Prinsengracht music festival.(September)
Every September there is the Prinsengracht music festival. 2 nights of magic music all for free.
You can hear a pin drop during the performances. Broadcast live on TV.
Bring your foldaway chair and go early as viewing space is grabbed early. Many people arrive by both and park and listen to the show.
Chinatown is the area between Stormsteeg, Geldersekade and Zeedijk. The quarter is well known for its Nieuwmarkt square. China Town itself is home to many Chinese restaurants and many unusual shops. Every year between January 21 and February 20 Chinatown goes wild during the celebrations to mark the Chinese New Year.
A large Chinese dragon visits every Chinese business in all of China Town blessing each business and warding off evil spirits for the coming year by letting off Chinese fire crackers which are very long strips of gun powder with a final one huge bang. A very noisy day indeed.
In 2005 it rained the entire day and the dragon was looking the worse for wear, but the show must go on, and did.

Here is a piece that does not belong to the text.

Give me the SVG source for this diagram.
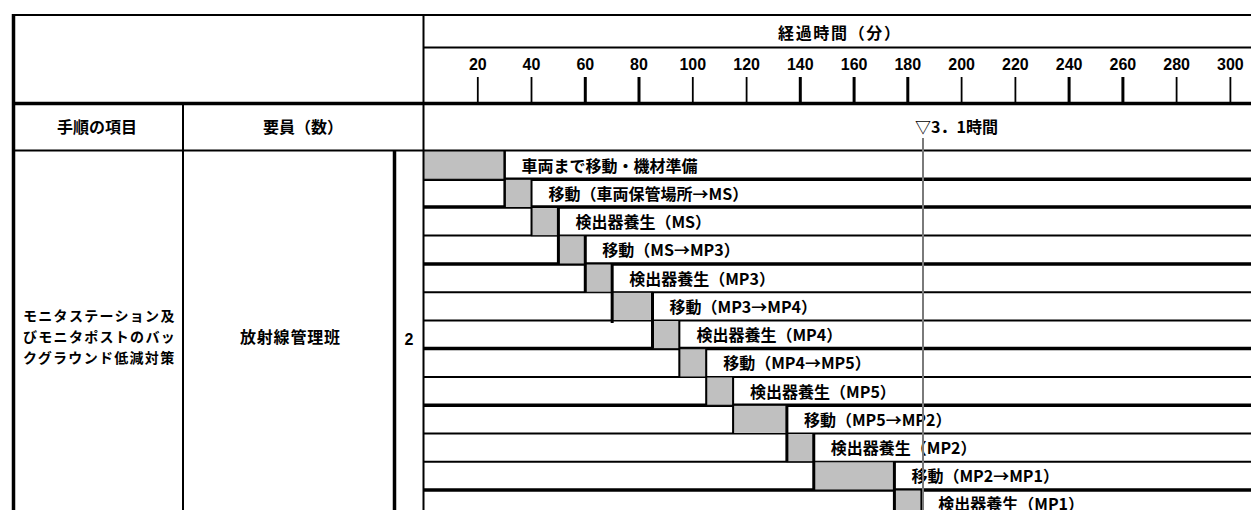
<svg xmlns="http://www.w3.org/2000/svg" width="1251" height="510" viewBox="0 0 1251 510">
<style>
.jp{font-family:"Noto Sans CJK JP","Noto Sans CJK SC",sans-serif;font-weight:bold;font-size:16px;fill:#000}
.jps{font-family:"Noto Sans CJK JP","Noto Sans CJK SC",sans-serif;font-weight:bold;font-size:14px;letter-spacing:1.3px;fill:#000}
.num{font-family:"Liberation Sans",Arial,sans-serif;font-weight:bold;font-size:16px;fill:#000;text-anchor:middle}
.ln{stroke:#000;fill:none}
.bar{fill:#c0c0c0;stroke:#000;stroke-width:1}
.tk{stroke:#000;stroke-width:1.8}
.tkb{stroke:#000;stroke-width:3}
</style>
<rect width="1251" height="510" fill="#fff"/>
<g id="table-frame">
<line class="ln" x1="12" y1="15" x2="1251" y2="15" stroke-width="2"/>
<line class="ln" x1="423.5" y1="47.5" x2="1251" y2="47.5" stroke-width="2"/>
<line class="ln" x1="12" y1="103.5" x2="1251" y2="103.5" stroke-width="3.5"/>
<line class="ln" x1="12" y1="150.5" x2="1251" y2="150.5" stroke-width="2"/>
<line class="ln" x1="13.5" y1="14" x2="13.5" y2="510" stroke-width="3.5"/>
<line class="ln" x1="183" y1="103.5" x2="183" y2="510" stroke-width="2"/>
<line class="ln" x1="394.5" y1="151" x2="394.5" y2="510" stroke-width="3.5"/>
<line class="ln" x1="423.5" y1="14" x2="423.5" y2="510" stroke-width="2"/>
</g>
<g id="time-header">
<text class="jp" x="778" y="38.5" textLength="122">経過時間（分）</text>
<g id="ticks">
<line class="tk" x1="477.8" y1="77" x2="477.8" y2="102"/>
<line class="tk" x1="531.5" y1="77" x2="531.5" y2="102"/>
<line class="tkb" x1="585.3" y1="77" x2="585.3" y2="102"/>
<line class="tkb" x1="639" y1="77" x2="639" y2="102"/>
<line class="tk" x1="692.8" y1="77" x2="692.8" y2="102"/>
<line class="tk" x1="746.6" y1="77" x2="746.6" y2="102"/>
<line class="tkb" x1="800.3" y1="77" x2="800.3" y2="102"/>
<line class="tkb" x1="854.1" y1="77" x2="854.1" y2="102"/>
<line class="tkb" x1="907.8" y1="77" x2="907.8" y2="102"/>
<line class="tk" x1="961.6" y1="77" x2="961.6" y2="102"/>
<line class="tk" x1="1015.4" y1="77" x2="1015.4" y2="102"/>
<line class="tkb" x1="1069.1" y1="77" x2="1069.1" y2="102"/>
<line class="tkb" x1="1122.9" y1="77" x2="1122.9" y2="102"/>
<line class="tk" x1="1176.6" y1="77" x2="1176.6" y2="102"/>
<line class="tk" x1="1230.4" y1="77" x2="1230.4" y2="102"/>
</g>
<g id="tick-labels">
<text class="num" x="477.8" y="69.5">20</text>
<text class="num" x="531.5" y="69.5">40</text>
<text class="num" x="585.3" y="69.5">60</text>
<text class="num" x="639" y="69.5">80</text>
<text class="num" x="692.8" y="69.5">100</text>
<text class="num" x="746.6" y="69.5">120</text>
<text class="num" x="800.3" y="69.5">140</text>
<text class="num" x="854.1" y="69.5">160</text>
<text class="num" x="907.8" y="69.5">180</text>
<text class="num" x="961.6" y="69.5">200</text>
<text class="num" x="1015.4" y="69.5">220</text>
<text class="num" x="1069.1" y="69.5">240</text>
<text class="num" x="1122.9" y="69.5">260</text>
<text class="num" x="1176.6" y="69.5">280</text>
<text class="num" x="1230.4" y="69.5">300</text>
</g>
</g>
<g id="col-headers">
<text class="jp" x="97" y="133" text-anchor="middle">手順の項目</text>
<text class="jp" x="303" y="133" text-anchor="middle">要員（数）</text>
<text class="jp" x="915" y="133">▽3．1時間</text>
</g>
<g id="item">
<text class="jps"><tspan x="23" y="320.5">モニタステーション及</tspan><tspan x="23" y="341.5">びモニタポストのバッ</tspan><tspan x="23" y="362.5">クグラウンド低減対策</tspan></text>
</g>
<g id="staff">
<text class="jp" x="240" y="343" textLength="100">放射線管理班</text>
</g>
<g id="count">
<text class="num" x="409" y="345">2</text>
</g>
<g id="row-lines">
<line class="ln" x1="423.5" y1="179.25" x2="1251" y2="179.25" stroke-width="3.5"/>
<line class="ln" x1="423.5" y1="207" x2="1251" y2="207" stroke-width="3.5"/>
<line class="ln" x1="423.5" y1="235.5" x2="1251" y2="235.5" stroke-width="2"/>
<line class="ln" x1="423.5" y1="264" x2="1251" y2="264" stroke-width="3.5"/>
<line class="ln" x1="423.5" y1="292.25" x2="1251" y2="292.25" stroke-width="2"/>
<line class="ln" x1="423.5" y1="320.5" x2="1251" y2="320.5" stroke-width="2"/>
<line class="ln" x1="423.5" y1="348.5" x2="1251" y2="348.5" stroke-width="3.5"/>
<line class="ln" x1="423.5" y1="377" x2="1251" y2="377" stroke-width="2"/>
<line class="ln" x1="423.5" y1="405.25" x2="1251" y2="405.25" stroke-width="3.5"/>
<line class="ln" x1="423.5" y1="433.5" x2="1251" y2="433.5" stroke-width="2"/>
<line class="ln" x1="423.5" y1="461.75" x2="1251" y2="461.75" stroke-width="2"/>
<line class="ln" x1="423.5" y1="490" x2="1251" y2="490" stroke-width="3.5"/>
</g>
<g id="task-1"><rect class="bar" x="424" y="151" width="80.64" height="28.25"/><text class="jp" x="521.6" y="171.5">車両まで移動・機材準備</text></g>
<g id="task-2"><rect class="bar" x="504.64" y="179.25" width="26.88" height="28.25"/><text class="jp" x="548.5" y="199.75">移動（車両保管場所→MS）</text></g>
<g id="task-3"><rect class="bar" x="531.52" y="207.5" width="26.88" height="28.25"/><text class="jp" x="575.4" y="228">検出器養生（MS）</text></g>
<g id="task-4"><rect class="bar" x="558.4" y="235.75" width="26.88" height="28.25"/><text class="jp" x="602.3" y="256.25">移動（MS→MP3）</text></g>
<g id="task-5"><rect class="bar" x="585.28" y="264" width="26.88" height="28.25"/><text class="jp" x="629.2" y="284.5">検出器養生（MP3）</text></g>
<g id="task-6"><rect class="bar" x="612.16" y="292.25" width="40.32" height="28.25"/><text class="jp" x="669.5" y="312.75">移動（MP3→MP4）</text></g>
<g id="task-7"><rect class="bar" x="652.48" y="320.5" width="26.88" height="28.25"/><text class="jp" x="696.4" y="341">検出器養生（MP4）</text></g>
<g id="task-8"><rect class="bar" x="679.36" y="348.75" width="26.88" height="28.25"/><text class="jp" x="723.2" y="369.25">移動（MP4→MP5）</text></g>
<g id="task-9"><rect class="bar" x="706.24" y="377" width="26.88" height="28.25"/><text class="jp" x="750.1" y="397.5">検出器養生（MP5）</text></g>
<g id="task-10"><rect class="bar" x="733.12" y="405.25" width="53.76" height="28.25"/><text class="jp" x="803.9" y="425.75">移動（MP5→MP2）</text></g>
<g id="task-11"><rect class="bar" x="786.88" y="433.5" width="26.88" height="28.25"/><text class="jp" x="830.8" y="454">検出器養生（MP2）</text></g>
<g id="task-12"><rect class="bar" x="813.76" y="461.75" width="80.64" height="28.25"/><text class="jp" x="911.4" y="482.25">移動（MP2→MP1）</text></g>
<g id="task-13"><rect class="bar" x="894.4" y="490" width="26.88" height="28.25"/><text class="jp" x="938.3" y="509.5">検出器養生（MP1）</text></g>
<g id="connectors">
<line class="ln" x1="504.64" y1="151" x2="504.64" y2="207.5" stroke-width="2.5"/>
<line class="ln" x1="531.52" y1="179.25" x2="531.52" y2="235.75" stroke-width="2"/>
<line class="ln" x1="558.4" y1="207.5" x2="558.4" y2="264" stroke-width="3"/>
<line class="ln" x1="585.28" y1="235.75" x2="585.28" y2="292.25" stroke-width="3"/>
<line class="ln" x1="612.16" y1="264" x2="612.16" y2="323" stroke-width="3"/>
<line class="ln" x1="652.48" y1="292.25" x2="652.48" y2="348.75" stroke-width="3"/>
<line class="ln" x1="679.36" y1="320.5" x2="679.36" y2="377" stroke-width="2"/>
<line class="ln" x1="706.24" y1="348.75" x2="706.24" y2="405.25" stroke-width="2"/>
<line class="ln" x1="733.12" y1="377" x2="733.12" y2="433.5" stroke-width="2"/>
<line class="ln" x1="786.88" y1="405.25" x2="786.88" y2="461.75" stroke-width="3"/>
<line class="ln" x1="813.76" y1="433.5" x2="813.76" y2="490" stroke-width="3"/>
<line class="ln" x1="894.4" y1="461.75" x2="894.4" y2="518" stroke-width="3"/>
<line class="ln" x1="921.28" y1="490" x2="921.28" y2="518" stroke-width="1.5"/>
</g>
<g id="time-marker">
<line x1="923" y1="138" x2="923" y2="510" stroke="#7a7a7a" stroke-width="2"/>
</g>
</svg>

In 2006 the day was cold and windy with the odd shower but all in all not too bad and there was a good turn out. Let's see what 2007 brings. - Stayed tuned.
In 2007 . The day was dry but cloudy and windy but was a good show.
2008 was a warm day day here in Amsterdam. Two Dragons this year and lots more people looking on.. The fire crackers were as noisy as ever and the streets turned to a sea of red.
2009 , The best yet, again two Dragons on show this year and a great day . With more and more Chinese businesses opening up the day is getting longer and longer.